The strangest feeling is when I have forgotten that I am wearing a mask, that I am sitting here comfortably obscured rather than consciously, that when people look at me they only see eyes behind a shield, same as everybody else.
I order an orange juice and am offered a small square of tortilla with bread, a beer comes with a tiny bowl of chickpea and tripe stew. The ubiquitous pinchos continually make me wonder how these places turn profit when they give food away with every coffee. The waitress passes, tray of glasses balanced high in one hand, she has curly brown hair and large beautiful round eyes. I wonder what her smile is like. The man ahead of me watches her bum, encapsulated in tight jeans, as she walks through the gazebo, I guess he doesn’t need to know today.

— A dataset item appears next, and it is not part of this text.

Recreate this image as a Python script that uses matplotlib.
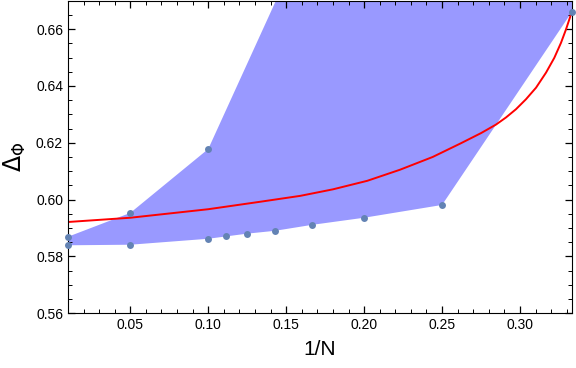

I walk to another place, through the streets which are neither bustling or deserted. It’s another normal quiet day in this city of 65,000, an unknown proportion of whom are staying at home. There’s another pair of women on a street bench, another younger one with a very old one. The younger plump girl is showing the elderly lady something on her phone and speaking very loudly into her ear. They look up as I walk past and I not only catch the younger one’s eye but we exchange a smile, squeezing our eyes in synchronised acknowledgement from behind our masks. It’s a small victory in this walled off world, where flickers of eye contact are so difficult to turn into connection without other facial signals.
I’ve come to a restaurant today, in search of pizza. It’s almost my birthday and on that day I will treat myself to a full three course menu del dia with bottle of red wine, but today I’m having a pizza. The albergue I’m staying in has a basic kitchen but the oven is broken so my desire for cheese melted onto dough is thwarted unless I pay elsewhere.
I’m enjoying the genteel smoothness of my service, black clad waiters zipping glasses and cutlery in and out. The menu was a QR code, slid onto the table on a laminated card.
A woman comes to my table, the first inside the gazebo, clutching an armful of children’s colouring books, which she tries to sell me. Her eyes are tired, ringed with dark skin. I remember her from last week, when I was having coffee with a couple who welcomed me here when I arrived, a pilgrim in need of shelter, and we were approached by the same woman. When we all declined the puzzle books she burst out that she had a disabled child at home and no work. That time we all said no, something about the group refusal, one coldness leading to another. This time though, I pull out my handful of change and palm it over to her. She tilts her hand to count the coins before she says thank you, assessing the gift. I recognise her in her brusqueness, the tiredness and desperation of having minimal choices right now.
There is a social kitchen here, where an average of 70 people turn up to eat two meals a day, seven days a week for 1 euro a time. When the pandemic first hit, a year ago, the church owned pilgrim hostel was opened to bring the homeless in off the street, until they could be housed. Now, I still see men begging for money, people who don’t look like typical street homeless, just ordinary middle aged guys. Spain’s unemployment rate increased by more than 600,000 people in 2020.
I am very lucky in this time, I know. It is not merely that I have enough money to stay alive, it is that I have enough to keep pursuing my dreams, in no small part because those dreams consist of living on much less than most consider acceptable.
Life appears to continue as normal, clothing shops await browsers, the bread vans make deliveries, the cafés are full of chatter, a bottle of orujo, grape liqueur, makes the rounds of all the tables for people to add a few drops into their coffee. But there are hidden stories in each apartment of the tall buildings that surround me, as impenetrable right now as a smile behind a mask.